What Am I Reading Wednesday - Containment by Christian Cantrell

I’d like to treat you kiddies to this epically awesome story by first time novelist Christian Cantrell.  I mean seriously treat you. Cantrell bases Containment inside a dome on the planet of Venus. Humans have managed to colonize the inhospitable planet but still struggle to be completely self sustaining.

The book is way passed imaginative with it’s faux history and inventive look into our Earth’s future and his world’s past. The story chronicles Arik a young genius raised completely inside the Venus dome along with 99 other young people. His life’s purpose is to make the Venus dome habitable for more the dome’s vigorously monitored population of 1,100 citizens.
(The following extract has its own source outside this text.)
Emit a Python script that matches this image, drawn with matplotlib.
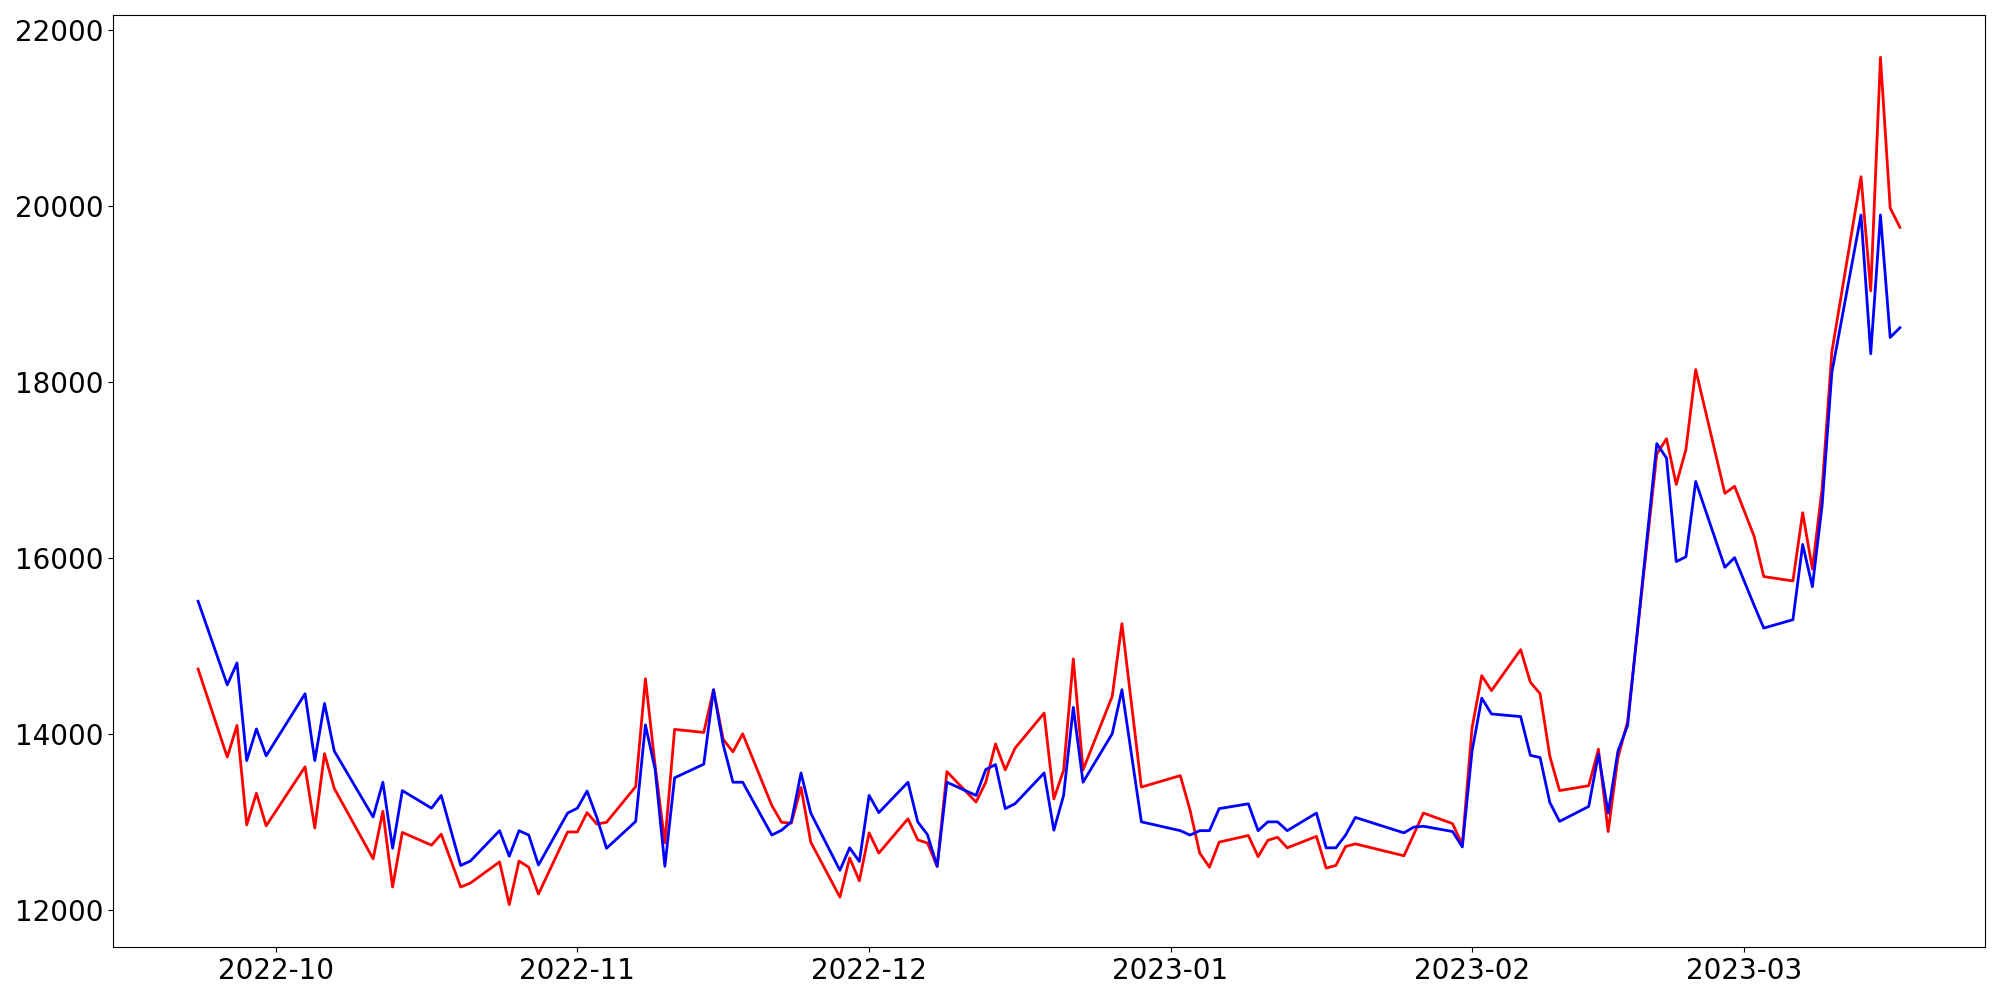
import matplotlib
matplotlib.use("Agg")
import matplotlib.pyplot as plt
import pandas as pd

dates = [
    "2022-09-23", "2022-09-26", "2022-09-27", "2022-09-28", "2022-09-29", "2022-09-30",
    "2022-10-04", "2022-10-05", "2022-10-06", "2022-10-07", "2022-10-11", "2022-10-12",
    "2022-10-13", "2022-10-14", "2022-10-17", "2022-10-18", "2022-10-20", "2022-10-21",
    "2022-10-24", "2022-10-25", "2022-10-26", "2022-10-27", "2022-10-28", "2022-10-31",
    "2022-11-01", "2022-11-02", "2022-11-03", "2022-11-04", "2022-11-07", "2022-11-08",
    "2022-11-09", "2022-11-10", "2022-11-11", "2022-11-14", "2022-11-15", "2022-11-16",
    "2022-11-17", "2022-11-18", "2022-11-21", "2022-11-22", "2022-11-23", "2022-11-24",
    "2022-11-25", "2022-11-28", "2022-11-29", "2022-11-30", "2022-12-01", "2022-12-02",
    "2022-12-05", "2022-12-06", "2022-12-07", "2022-12-08", "2022-12-09", "2022-12-12",
    "2022-12-13", "2022-12-14", "2022-12-15", "2022-12-16", "2022-12-19", "2022-12-20",
    "2022-12-21", "2022-12-22", "2022-12-23", "2022-12-26", "2022-12-27", "2022-12-29",
    "2023-01-02", "2023-01-03", "2023-01-04", "2023-01-05", "2023-01-06", "2023-01-09",
    "2023-01-10", "2023-01-11", "2023-01-12", "2023-01-13", "2023-01-16", "2023-01-17",
    "2023-01-18", "2023-01-19", "2023-01-20", "2023-01-25", "2023-01-26", "2023-01-27",
    "2023-01-30", "2023-01-31", "2023-02-01", "2023-02-02", "2023-02-03", "2023-02-06",
    "2023-02-07", "2023-02-08", "2023-02-09", "2023-02-10", "2023-02-13", "2023-02-14",
    "2023-02-15", "2023-02-16", "2023-02-17", "2023-02-20", "2023-02-21", "2023-02-22",
    "2023-02-23", "2023-02-24", "2023-02-27", "2023-02-28", "2023-03-02", "2023-03-03",
    "2023-03-06", "2023-03-07", "2023-03-08", "2023-03-09", "2023-03-10", "2023-03-13",
    "2023-03-14", "2023-03-15", "2023-03-16", "2023-03-17",
]

blue_values = [
    15510, 14560, 14810, 13700, 14060, 13755,
    14460, 13700, 14350, 13810, 13060, 13455,
    12705, 13360, 13160, 13305, 12510, 12560,
    12905, 12615, 12905, 12855, 12515, 13105,
    13160, 13355, 13055, 12705, 13010, 14105,
    13600, 12500, 13505, 13660, 14505, 13880,
    13455, 13455, 12855, 12910, 13005, 13560,
    13105, 12455, 12710, 12555, 13305, 13110,
    13455, 13005, 12860, 12500, 13455, 13305,
    13600, 13655, 13155, 13210, 13560, 12910,
    13305, 14305, 13455, 14005, 14505, 13005,
    12905, 12855, 12905, 12905, 13155, 13210,
    12905, 13005, 13005, 12905, 13105, 12710,
    12710, 12855, 13055, 12880, 12945, 12955,
    12895, 12720, 13805, 14410, 14230, 14200,
    13760, 13735, 13225, 13010, 13180, 13775,
    13105, 13805, 14100, 17300, 17135, 15960,
    16015, 16870, 15895, 16005, 15465, 15205,
    15300, 16155, 15675, 16600, 18105, 19895,
    18320, 19895, 18505, 18615,
]

red_values = [
    14740, 13740, 14100, 12970, 13330, 12960,
    13630, 12935, 13780, 13385, 12585, 13125,
    12265, 12885, 12740, 12865, 12265, 12310,
    12550, 12065, 12560, 12490, 12185, 12890,
    12890, 13110, 12980, 13000, 13405, 14630,
    13640, 12765, 14055, 14020, 14505, 13940,
    13800, 14005, 13190, 13000, 12990, 13395,
    12775, 12150, 12595, 12335, 12880, 12650,
    13040, 12800, 12765, 12500, 13575, 13230,
    13455, 13890, 13595, 13840, 14240, 13265,
    13590, 14855, 13595, 14430, 15255, 13400,
    13530, 13140, 12650, 12490, 12775, 12850,
    12610, 12795, 12830, 12710, 12840, 12480,
    12510, 12725, 12755, 12620, 12860, 13105,
    12985, 12745, 14070, 14665, 14495, 14960,
    14590, 14460, 13750, 13360, 13415, 13830,
    12895, 13730, 14145, 17180, 17355, 16835,
    17235, 18140, 16735, 16815, 16250, 15790,
    15740, 16515, 15875, 16790, 18340, 20330,
    19035, 21685, 19975, 19755,
]

x = pd.to_datetime(dates)

fig = plt.figure(figsize=(20, 10), dpi=100)
ax = fig.add_axes([0.0565, 0.053, 0.936, 0.932])
ax.plot(x, red_values, color="red", linewidth=2)
ax.plot(x, blue_values, color="blue", linewidth=2)
ax.tick_params(axis="both", labelsize=20)
fig.savefig("out.png", dpi=100)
His job becomes that much harder when his wife Cadie become pregnant. While searching for a method to create a plentiful air supply Arik discovers a mountain of secrets that threaten everything he know about the dome and his own existence.

I loved this book because like another techno thriller I reviewed earlier in 2012, this is chocked full of brain busting imagery and science that my head twirled trying to grasp what the author was showing me. I get a great sense of feeling in each section and found myself not bored with the technical jargon despite my lack of education in that arena. I literally did not want to put the book down after Arik made his discoveries and even missed my bus reading how he found a resolution to the conflicts in the story.

Arik is  very likable character until the very end and because he maintains a likable guy status so well,  I ended up hating just about everyone else in the story even his wife Cadie regardless of her involvement in the conflict, which was pretty minimal. I pitied his genius for what knowledge he found and applauded the sacrifices he makes to make sure that the people inside the Venus dome achieve everything they asked of him and the information they weren’t supposed to know.

This story isn’t so much about a conspiracy. It is more like a crisis of identity, with everything Arik believes and understands. How Cantrell brings Arik to that realization is purely masterful.

I recommend Containment for anyone who has hope for the future of space travel and has faith in the Human Natures ability to still be curious.